WASHINGTON, March 5 (Reuters) - The U.S. military carried out a new air drop of humanitarian aid to Palestinians in Gaza on Tuesday, parachuting in more than 36,800 meals, as the Biden administration pressed a top Israeli official for greater aid access during talks in Washington.

By Phil Stewart and Idrees Ali

The Israeli offensive in Gaza, which is supported by the United States, has displaced most of the enclave’s 2.3 million people and led to critical shortages of food, water and medicine.

The situation is worst in the north of Gaza, which is beyond the reach of aid agencies or news cameras, and was the target of Tuesday’s drop. Gaza health authorities say 15 children have died of malnutrition or dehydration at one hospital alone.

Aid dropped by air is an expensive and insufficient alternative to aid that is trucked in, given the scale of the humanitarian crisis, U.S. officials say. President Joe Biden’s administration is pressing for greater access by land.

U.S. Defense Secretary Lloyd Austin met at the Pentagon on Tuesday with Benny Gantz, a member of Israel’s war cabinet, and urged his support for Israel to do more to help civilians.
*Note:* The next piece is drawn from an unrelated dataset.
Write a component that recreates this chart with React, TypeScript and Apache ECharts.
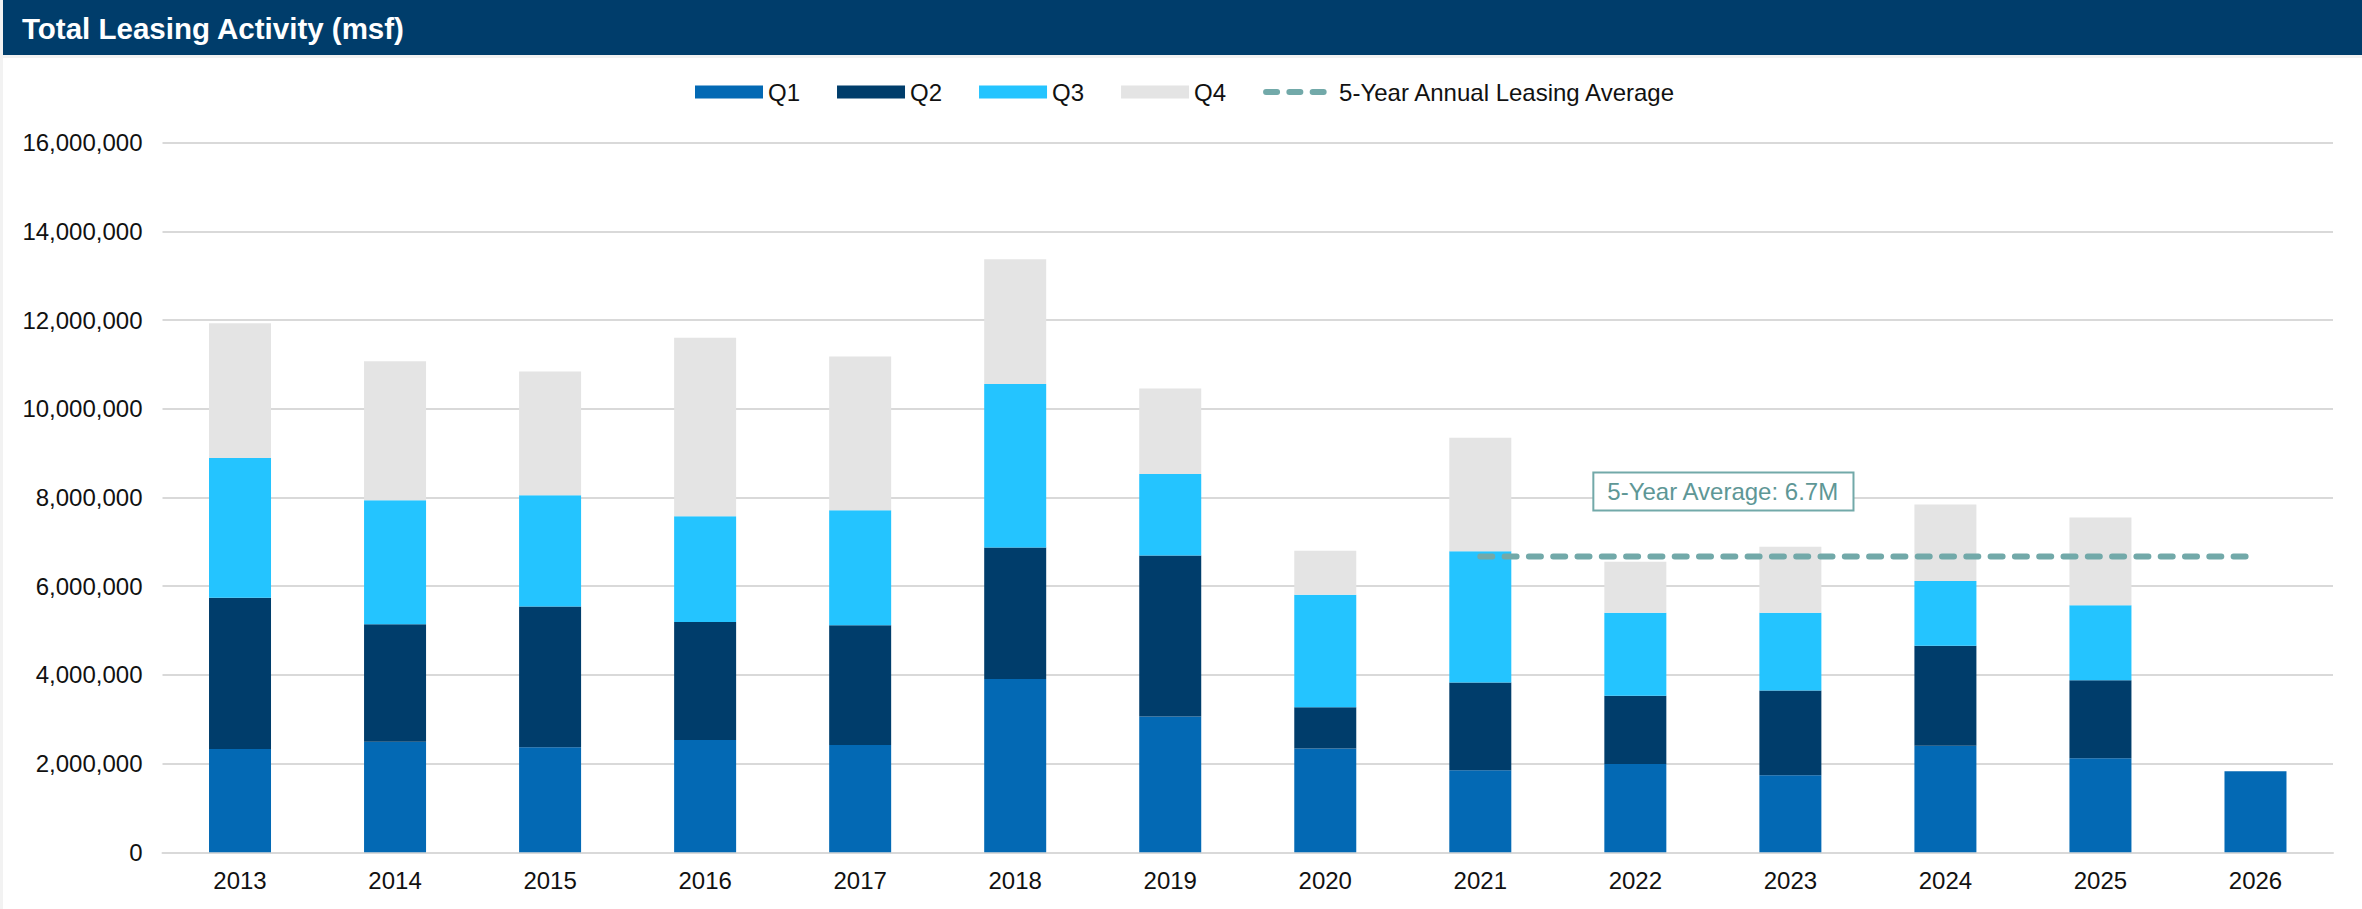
import React, { useEffect, useRef } from "react";
import * as echarts from "echarts";

const TITLE = "Total Leasing Activity (msf)";
const YEARS = ["2013", "2014", "2015", "2016", "2017", "2018", "2019", "2020", "2021", "2022", "2023", "2024", "2025", "2026"];
const Q1 = [2330000, 2490000, 2370000, 2530000, 2420000, 3910000, 3060000, 2340000, 1850000, 1990000, 1740000, 2400000, 2120000, 1830000];
const Q2 = [3410000, 2650000, 3170000, 2660000, 2700000, 2960000, 3630000, 930000, 1980000, 1540000, 1910000, 2260000, 1760000, null];
const Q3 = [3150000, 2800000, 2510000, 2390000, 2590000, 3690000, 1840000, 2540000, 2960000, 1870000, 1750000, 1460000, 1690000, null];
const Q4 = [3040000, 3130000, 2790000, 4020000, 3470000, 2810000, 1930000, 990000, 2560000, 1150000, 1490000, 1720000, 1980000, null];
const AVG_LINE = [null, null, null, null, null, null, null, null, 6670000, 6670000, 6670000, 6670000, 6670000, 6670000];
const AVG_LABEL = "5-Year Average: 6.7M";
const AVG_LABEL_YEAR = "2022";
const AVG_VALUE = 6670000;
const SERIES_NAMES = ["Q1", "Q2", "Q3", "Q4", "5-Year Annual Leasing Average"];
const Y_MIN = 0;
const Y_MAX = 16000000;
const Y_INTERVAL = 2000000;

const COLORS = ["#0369B4", "#003D6B", "#24C4FF", "#E4E4E4"];
const AVG_COLOR = "#72A9A9";
const FONT = "'Liberation Sans', Arial, sans-serif";

export default function App() {
  const ref = useRef<HTMLDivElement>(null);

  useEffect(() => {
    if (!ref.current) return;
    const chart = echarts.init(ref.current, null, { renderer: "svg" });
    const quarters = [Q1, Q2, Q3, Q4];
    const barSeries = quarters.map((d, i) => ({
      name: SERIES_NAMES[i],
      type: "bar",
      stack: "total",
      barWidth: 62,
      data: d,
      itemStyle: { color: COLORS[i] },
      emphasis: { disabled: true },
    }));

    const baseGraphic: any[] = [
      { type: "rect", shape: { x: 3, y: 0, width: 2359, height: 55 }, style: { fill: "#003D6B" }, z: -10, silent: true },
      { type: "rect", shape: { x: 3, y: 58, width: 2359, height: 851 }, style: { fill: "#FFFFFF" }, z: -10, silent: true },
      {
        type: "text",
        x: 22,
        y: 28,
        style: { text: TITLE, fill: "#FFFFFF", font: `bold 29.5px ${FONT}`, textVerticalAlign: "middle", verticalAlign: "middle" },
        z: 10,
      },
    ];

    chart.setOption({
      animation: false,
      backgroundColor: "#F2F2F2",
      textStyle: { fontFamily: FONT },
      grid: { left: 162.5, right: 29, top: 142.7, bottom: 56.7, containLabel: false },
      legend: {
        data: [
          { name: "Q1", icon: "rect" },
          { name: "Q2", icon: "rect" },
          { name: "Q3", icon: "rect" },
          { name: "Q4", icon: "rect" },
          {
            name: "5-Year Annual Leasing Average",
            itemStyle: { opacity: 0 },
            lineStyle: { color: AVG_COLOR, width: 6, type: [11, 12.3], cap: "round" },
          },
        ],
        left: 690,
        top: 75,
        itemWidth: 68,
        itemHeight: 13,
        itemGap: 37,
        textStyle: { fontSize: 24, color: "#111", fontFamily: FONT },
        selectedMode: false,
      },
      xAxis: {
        type: "category",
        data: YEARS,
        axisLine: { show: true, lineStyle: { color: "#D9D9D9", width: 2 } },
        axisTick: { show: false },
        axisLabel: { color: "#111", fontSize: 24, margin: 16, fontFamily: FONT },
      },
      yAxis: {
        type: "value",
        min: Y_MIN,
        max: Y_MAX,
        interval: Y_INTERVAL,
        axisLine: { show: false },
        axisTick: { show: false },
        splitLine: { lineStyle: { color: "#D9D9D9", width: 2 } },
        axisLabel: {
          color: "#111",
          fontSize: 24,
          margin: 20,
          fontFamily: FONT,
          formatter: (v: number) => v.toLocaleString("en-US"),
        },
      },
      series: [
        ...barSeries,
        {
          name: SERIES_NAMES[4],
          type: "line",
          data: AVG_LINE,
          symbol: "none",
          showSymbol: false,
          connectNulls: false,
          itemStyle: { color: AVG_COLOR },
          lineStyle: { color: AVG_COLOR, width: 6, type: [12, 12.3], cap: "round" },
          emphasis: { disabled: true },
          z: 5,
        },
      ],
      graphic: baseGraphic,
    });

    const pt = chart.convertToPixel({ xAxisIndex: 0, yAxisIndex: 0 }, [AVG_LABEL_YEAR, AVG_VALUE]) as number[];
    if (pt) {
      chart.setOption({
        graphic: [
          ...baseGraphic,
          {
            type: "text",
            x: pt[0] - 41,
            y: pt[1] - 83,
            z: 10,
            style: {
              text: AVG_LABEL,
              fill: "#5E9796",
              font: `24px ${FONT}`,
              backgroundColor: "#FFFFFF",
              borderColor: "#72A9A9",
              borderWidth: 2,
              padding: [6, 13, 6, 13],
            },
          },
        ],
      });
    }

    return () => chart.dispose();
  }, []);

  return <div ref={ref} style={{ position: "fixed", left: 0, top: 0, width: 2362, height: 909 }} />;
}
“Secretary (Austin) expressed strong concerns over the humanitarian situation in Gaza and requested Minister Gantz’s support in enabling more humanitarian assistance and distribution into Gaza,” Air Force Major General Patrick Ryder said.

Gantz made no comments at the Pentagon but told reporters outside the State Department that his meeting with U.S. Secretary of State Antony Blinken was “very good.”

The State Department’s spokesperson, Matt Miller, called the humanitarian situation in Gaza “horrific.”

Aid supplies to the rest of Gaza, already sharply curtailed since the start of the war, have dwindled to barely a trickle over the past month. Whole swathes of the territory are completely cut off from food.

The U.S. made its first air drop on Saturday, over the coast of southwestern Gaza.

In a post on X, formerly Twitter, U.S. President Joe Biden said: “The United States is committed to pulling out every stop to get more aid to those in Gaza who desperately need it. We won’t stand by. We won’t let up.”

The United States has already urged Israel numerous times to do more to alleviate the humanitarian catastrophe in Gaza, where more than 30,000 Palestinians have been killed by the Israeli assault launched in response to Hamas attacks that killed 1,200 people in October.

U.S. officials have voiced interest in a possible maritime corridor to get aid into Gaza, but it is unclear how aid would enterwithout U.S. military presence to facilitate that, including setting up a temporary port.

Ryder, the Pentagon’s spokesperson, appeared to play down such a possibility when asked if U.S. troops might be needed to secure a port or other on-land aid distribution site.

“At this time there are no plans to put U.S. forces on the ground in Gaza,” Ryder said.